NEPAL: Nepal's King Gyanendra yesterday promised to restore democracy in three years. He also called on India and the UK to reactivate military aid which they froze after he sacked his government on February 1st and assumed direct control of his impoverished country to help him fight the growing Maoist insurgency, writes Rahul Bedi
In his first comments to the Nepali media after his power grab, the king insisted that he still upholds democratic principles and that his kingdom needed arms to fight Maoists, whose nine-year struggle for a republican state has claimed 11,000 lives.
"Three years is the maximum we have asked for (to restore democracy). If I can, I will definitely shorten that period," the king was quoted as saying by The Kathmandu Post.
"It will depend on various factors. Let me see if the terrorists (Maoists ) are tamed," he said. As the Nepali people have chosen an agenda of peace, the international community must provide support (arms) to deal with the threat of terrorism, the king added.
Meanwhile, security officials in New Delhi remain apprehensive about Nepal being tempted to use China's support to offset India's belligerence to the coup and the possibility of crippling measures like sanctions and a blockade by it on Kathmandu.
Looking to China - that has declared the king's "coup" an "internal affair" - as an ally against India has always been a "fallback" option for Nepal, dictated to it by geography.
Over the decades India, the region's largest state, has been closely linked with Nepal, controlling as it does the land-locked kingdom's vital transit routes southwards. King Gyanendra's father, King Mahendra, who harboured virulent anti-India sentiments, adroitly played the "China card" against India through the 1950s and 1960s by entering into enhanced economic and diplomatic relations with Beijing, much to New Delhi's ire.
India's discomfort was at that juncture aggravated by its deteriorating relations with China, with whom it had fought a disastrous war in 1962 over a territorial dispute that remains unresolved.
And though Sino-Indian relations have improved considerably over the past decade, security officials in Delhi fear that King Gyanendra might, like his father, contemplate a "counter-balancing" strategy by wooing China.
They point to the closure a few days before the coup of two Tibetan Refugee Welfare Offices (TRWO) in Kathmandu associated with the Dalai Lama, the exiled Tibetan spiritual leader, a move many claimed was initiated to appease Beijing. Recently, China announced a raft of economic and trade measures with Nepal, like a bus service from Kathmandu to Lhasa and expanded transport links with its southern Himalayan region.
China is building a second road link - King Mahendra constructed the earlier one in the 1960s - between Kathmandu and Tibet to shorten Hindu Nepal's access to Mount Kailash and Lake Mansarovar, amongst Hinduism's holiest pilgrim spots.

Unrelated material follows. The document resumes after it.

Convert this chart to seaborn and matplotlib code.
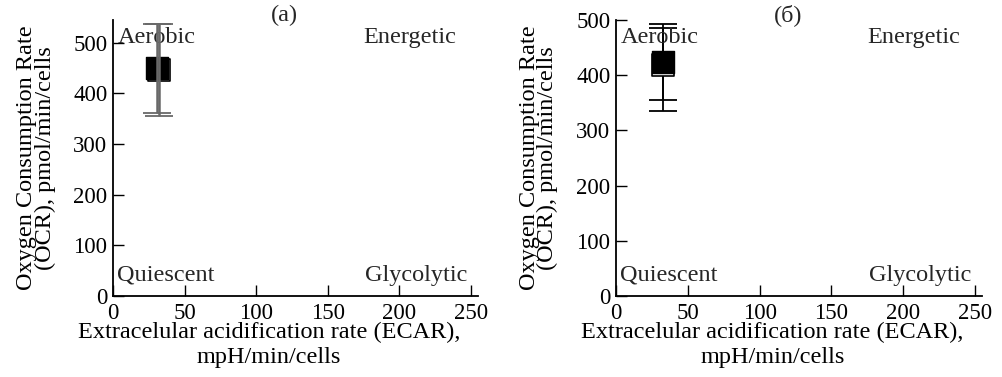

Beijing also wants to begin constructing additional roads linking Tibet with eastern and western Nepal to augment access between the two sides. "With an upgraded infrastructure in Tibet and links with several Nepali players, Beijing has leverage over Nepal, which Mao Zedong had described as one of the fingers on the Tibetan palm," security analyst Brahma Chellaney said.
Beijing also plans to enhance connectivity between Nepal and Tibet through optic fibre links and energy pipelines and bringing the strategic China-Tibet railway closer to the Himalayan kingdom.
China was keen that the increasing number of Chinese tourists visiting the Himalayan kingdom be granted the same preferential treatment of near-unrestricted access accorded to those coming from India. Nepal, for its part, wanted to forge a free-trade agreement with China, similar to the one it had with India.
Western intelligence sources said China appeared to be "hedging" its bets on the Maoist problem and, unlike India, had refrained from becoming actively involved in dealing with it.
But it was "uneasy" with Washington's limited presence in the kingdom.